Essa história marcada a sangue não tem como ser apagada. Mesmo alguns setores da política burguesa têm de se referir à ditadura militar a cada ano de seu aniversário. Os governos que vieram após o regime militar se mostraram indispostos ou incapazes de apurar e punir os crimes praticados sob a égide das Forças Armadas. Agora, Lula capitula, em meio às revelações do general Marco Antônio Freire Gomes e do brigadeiro Carlos de Almeida Baptista de que Bolsonaro conspirou para desfechar um golpe, negando-se a realizar demonstrações oficiais de condenação ao golpe de 64. O fato do golpe ter fracassado e as investigações contra Bolsonaro avançarem exigem expor as suas raízes históricas. A ultradireita bolsonarista, certamente, não se limita às altas patentes que procuraram impedir a posse de Lula. Um setor empresarial e uma camada de classe média deram claros sinais em favor de um golpe. O Partido Liberal (PL), que é a maior força no Congresso Nacional, e uma parcela significativa das igrejas evangélicas tiveram presença ostensiva nas articulações conspirativas. Constituiu-se um movimento antidemocrático a exemplo do que se passou em 1964, guardadas as devidas diferenças. Os militares que procuraram a via do golpe e o ex-presidente da República não apenas são defensores da ditadura militar como também de suas heranças que servem de guia na presente situação de profunda crise por que passa o Brasil.
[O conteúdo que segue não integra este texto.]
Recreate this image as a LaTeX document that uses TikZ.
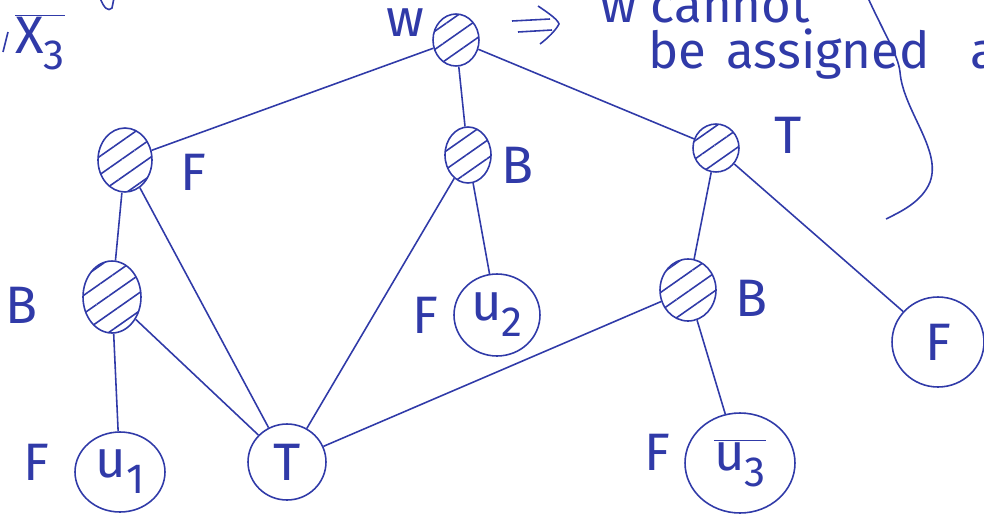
\documentclass[tikz,border=0pt]{standalone}
\usepackage{fontspec}
\usepackage{graphicx}
\setmainfont{Fira Sans}
\usetikzlibrary{patterns.meta,shapes.geometric,arrows.meta}
\definecolor{ink}{RGB}{48,58,168}
\newcommand{\sub}[1]{\raisebox{-0.3em}{\scalebox{0.8}{#1}}}
\tikzset{
  pen/.style={draw=ink, line width=0.9pt},
  vtx/.style={ellipse, pen, inner sep=0pt, text=ink, font=\fontsize{30}{34}\selectfont},
  hatched/.style={vtx, pattern={Lines[angle=35,distance=8.5pt,line width=0.9pt]}, pattern color=ink},
  lbl/.style={text=ink, inner sep=0pt, font=\fontsize{30}{34}\selectfont},
  note/.style={text=ink, inner sep=0pt, anchor=base west, font=\fontsize{29}{33}\selectfont},
  edge/.style={pen}
}
\begin{document}
\begin{tikzpicture}[x=0.02cm, y=-0.02cm]
\useasboundingbox (0,0) rectangle (984,518);
\clip (0,0) rectangle (984,518);

% hatched (assigned) vertices
\node[hatched, minimum width=0.92cm, minimum height=1.04cm] (w)  at (456,40)  {};
\node[hatched, minimum width=1.08cm, minimum height=1.28cm] (F1) at (125,160) {};
\node[hatched, minimum width=0.92cm, minimum height=1.12cm] (B1) at (468,155) {};
\node[hatched, minimum width=0.92cm, minimum height=0.96cm] (T1) at (716,148) {};
\node[hatched, minimum width=1.16cm, minimum height=1.44cm] (B2) at (112,297) {};
\node[hatched, minimum width=1.12cm, minimum height=1.24cm] (B3) at (688,290) {};

% plain vertices
\node[vtx, minimum width=1.72cm, minimum height=1.64cm] (u2) at (497,315) {u\sub{2}};
\node[vtx, minimum width=1.84cm, minimum height=1.80cm] (Fr) at (938,342) {F};
\node[vtx, minimum width=1.80cm, minimum height=1.60cm] (u1) at (120,472) {u\sub{1}};
\node[vtx, minimum width=1.56cm, minimum height=1.52cm] (T)  at (287,462) {T};
\node[vtx, minimum width=2.20cm, minimum height=2.00cm] (u3) at (740,463) {$\overline{\mbox{u\sub{3}}}$};

% value labels
\node[lbl] (lw)  at (405,23)  {w};
\node[lbl] (lF1) at (193,172) {F};
\node[lbl] (lB1) at (518,165) {B};
\node[lbl] (lT1) at (788,135) {T};
\node[lbl] (lB2) at (22,305)  {B};
\node[lbl] (lu2) at (425,315) {F};
\node[lbl] (lB3) at (752,298) {B};
\node[lbl] (lu1) at (36,462)  {F};
\node[lbl] (lu3) at (657,452) {F};

% edges
\draw[edge] (w) -- (F1);
\draw[edge] (w) -- (B1);
\draw[edge] (w) -- (T1);
\draw[edge] (F1) -- (B2);
\draw[edge] (F1) -- (T);
\draw[edge] (B1) -- (T);
\draw[edge] (B1) -- (u2);
\draw[edge] (T1) -- (B3);
\draw[edge] (T1) -- (Fr);
\draw[edge] (B2) -- (u1);
\draw[edge] (B2) -- (T);
\draw[edge] (B3) -- (T);
\draw[edge] (B3) -- (u3);

% hand-drawn implication arrow
\coordinate (ia) at (512,21);
\coordinate (ib) at (550,19);
\coordinate (ic) at (518,32);
\coordinate (id) at (552,30);
\coordinate (ht) at (538,6);
\coordinate (hm) at (559,24);
\coordinate (hb) at (540,44);
\draw[pen] (ia) -- (ib);
\draw[pen] (ic) -- (id);
\draw[pen] (ht) .. controls (550,14) and (558,20) .. (hm)
  .. controls (556,30) and (548,38) .. (hb);

% note
\node[note] (n1) at (600,22) {w cannot};
\node[note] (n2) at (648,68) {be\hspace{0.4em}assigned};
\node[note] (n3) at (970,68) {a};

% bracket stroke on the right
\draw[pen] (868,-2) .. controls (885,35) and (898,55) .. (900,72)
  .. controls (903,110) and (942,150) .. (930,182)
  .. controls (922,202) and (900,212) .. (886,219);

% fragments at the top left
\node[lbl] (x3) at (40,42) {$\overline{\mbox{X\sub{3}}}$};
\draw[pen] (3,52) -- (8,32);
\draw[pen] (100,-2) .. controls (104,8) and (108,12) .. (112,8) -- (114,-2);
\end{tikzpicture}
\end{document}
Diante da negativa de Lula em retomar as denúncias aos crimes praticados pela ditadura, a CUT e movimentos populares se viram obrigados a realizar atos ultrarestritos em poucas cidades. Ao contrário, é preciso expor as raízes do golpismo bolsonarista que se encontram no movimento militar que levou ao golpe em 1964 e a 21 anos de ditadura. Essa posição política favorece a continuidade da ultradireita, que trabalha para montar uma contraofensiva, aproveitando das debilidades do próprio governo Lula. Distintamente, o Partido Operário Revolucionário alerta para a necessidade da classe operária lutar com seu programa próprio contra todas as variantes da política burguesa, e, em particular, contra a ultradireita que serve ao obscurantismo.